We have an Amplify project that allows for auth via user pool and through public identity pool. We are experiencing a high error rate of 4xx errors. We are constantly in an error state. While I have seen a number of tickets related to clock drift, I have not seen one call out an infinite number of calls to the backend. While debugging on the very latest, I set a debug flag on the supposed fixes for this issue and it just re runs that code over and over without stopping. If you do not close the browser, it never stops firing leading to 50,000 client calls and up. We’ve had to add a rate limiter just to try and help manage this flood of errors.
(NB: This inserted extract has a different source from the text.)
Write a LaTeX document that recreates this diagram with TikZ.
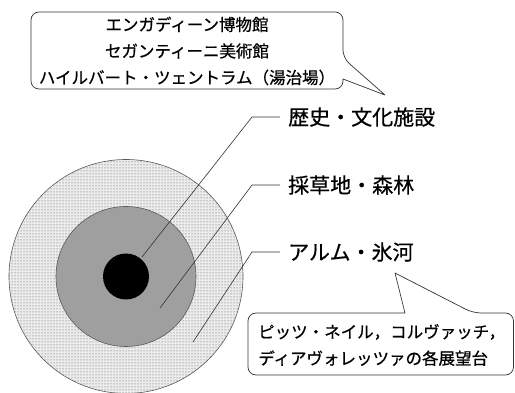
\documentclass[tikz,border=0pt]{standalone}
\usepackage{fontspec}
\newfontfamily\jp[FakeBold=0.6]{Noto Sans CJK JP}
\usetikzlibrary{patterns}
\begin{document}
\begin{tikzpicture}[x=1pt,y=-1pt,
  ring/.style={draw=black!65,line width=0.6pt},
  leader/.style={draw=black!80,line width=0.6pt},
  callout/.style={draw=black!80,line width=0.7pt,fill=white,line join=round},
  lab/.style={anchor=west,inner sep=0pt,font=\jp\fontsize{21}{24}\selectfont},
  boxtext/.style={inner sep=0pt,font=\jp\fontsize{16.5}{26.5}\selectfont}]
\useasboundingbox (0,0) rectangle (515,393);
% circles
\coordinate (c) at (126,276.5);
\fill[gray!15] (c) circle[radius=117];
\path[pattern=dots,pattern color=black!70] (c) circle[radius=117];
\draw[ring] (c) circle[radius=117];
\draw[ring,fill=gray!75] (c) circle[radius=70];
\fill[black] (c) circle[radius=23];
% labels
\node[lab] (l1) at (288,117) {歴史・文化施設};
\node[lab] (l2) at (288,185) {採草地・森林};
\node[lab] (l3) at (288,252) {アルム・氷河};
\coordinate (e1) at (142,257);
\coordinate (e2) at (160,308);
\coordinate (e3) at (193,342);
\draw[leader] ([xshift=-8pt]l1.west) -- ++(-28,0) -- (e1);
\draw[leader] ([xshift=-8pt]l2.west) -- ++(-28,0) -- (e2);
\draw[leader] ([xshift=-8pt]l3.west) -- ++(-28,0) -- (e3);
% top callout
\draw[callout] (385,95) -- (343,79) [rounded corners=8] -- (343,89) -- (31,89) -- (31,12) -- (343,12) -- (343,58) [sharp corners] -- cycle;
\node[boxtext,align=center] (t1) at (187,51) {エンガディーン博物館\\セガンティーニ美術館\\ハイルバート・ツェントラム（湯治場）};
% bottom callout
\draw[callout] (395,273) -- (405,313) [rounded corners=8] -- (248,313) -- (248,375) -- (513.5,375) -- (513.5,313) -- (473,313) [sharp corners] -- cycle;
\node[boxtext,align=left,anchor=west] (t2) at (258,345) {ピッツ・ネイル，コルヴァッチ，\\ディアヴォレッツァの各展望台};
\end{tikzpicture}
\end{document}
We were on the very latest of Amplify but downgraded to a version suggested in another issue that slightly helped (5.3.3), but not entirely. The image below shows some of what we have been dealing with, the spike was when we were on the newest Amplify version.

Expected behavior

A client should not be able to fire off tens to hundreds of thousands of times. There should be a controllable number of retries. Once that specific 4xx error is identified, a refreshed, valid signature is created.

Reproduction steps

On an amplify project with graphql and public identity pool, set your clock ahead or behind ten minutes.

Code Snippet

// Put your code below this line.

Log output

X-ray:

  "cause": 
{
                    "message": "Signature not yet current: 20231027T154000Z is still later than 20231027T140444Z (20231027T135944Z + 5 min.)"
 }

Log insights:

Response Headers: {x-amzn-ErrorType=BadRequestException}


aws-exports.js

No response

Manual configuration

No response

Additional configuration

No response

Mobile Device

No response

Mobile Operating System

No response

Mobile Browser

No response

Mobile Browser Version

No response

Additional information and screenshots

One week of errors: Screenshot 2023-10-27 at 10 00 41 AM

Zoom in on latest Amplify: Screenshot 2023-10-27 at 10 13 02 AM

You can see a near mirror image between errors and our calls. We also never should have had that many calls, its just the client being able to fire off an uncontrollable amount of 4xx errors.

About this issue

  • Original URL
  • State: closed
  • Created 8 months ago
  • Reactions: 1
  • Comments: 25 (13 by maintainers)

Most upvoted comments

Hi @gracektay

I just confirmed this is indeed a bug with our clock drift correction function. Here’s where it goes wrong:

  1. When server clock is 19:00:00 but the the client clock is 18:00:00, a request is initiated and failed with BadRequest error
  2. Error triggers the drift correction and client offset the clock by 1 hour. The retried request has Date header at 19:00:00 (client clock + offset)
  3. When the client clock is back to correct 19:00:00, the client offset is still 1 hour, the consequent request has Date header at 20:00:00 with the offset.
  4. The request failed with BadRequest error and trigger the drift correction. The function compares the request date at 20:00:00 and the server clock 19:00:00, and set the offset to -1 hour, then initiate a retry request.
  5. The retry request has local date of 19:00:00 and offset -1 hour, so the request Date header is 18:00:00 and hence failed with BadRequest. At this time the drift correction detect and set the offset to 1 hour again and trigger the retry. Then trigger the error in Step 3.
  6. As result, the request is in infinite retry because the request Date is flipped back and forth between 18:00:00 and 20:00:00 whereas the server clock is 19:00:00.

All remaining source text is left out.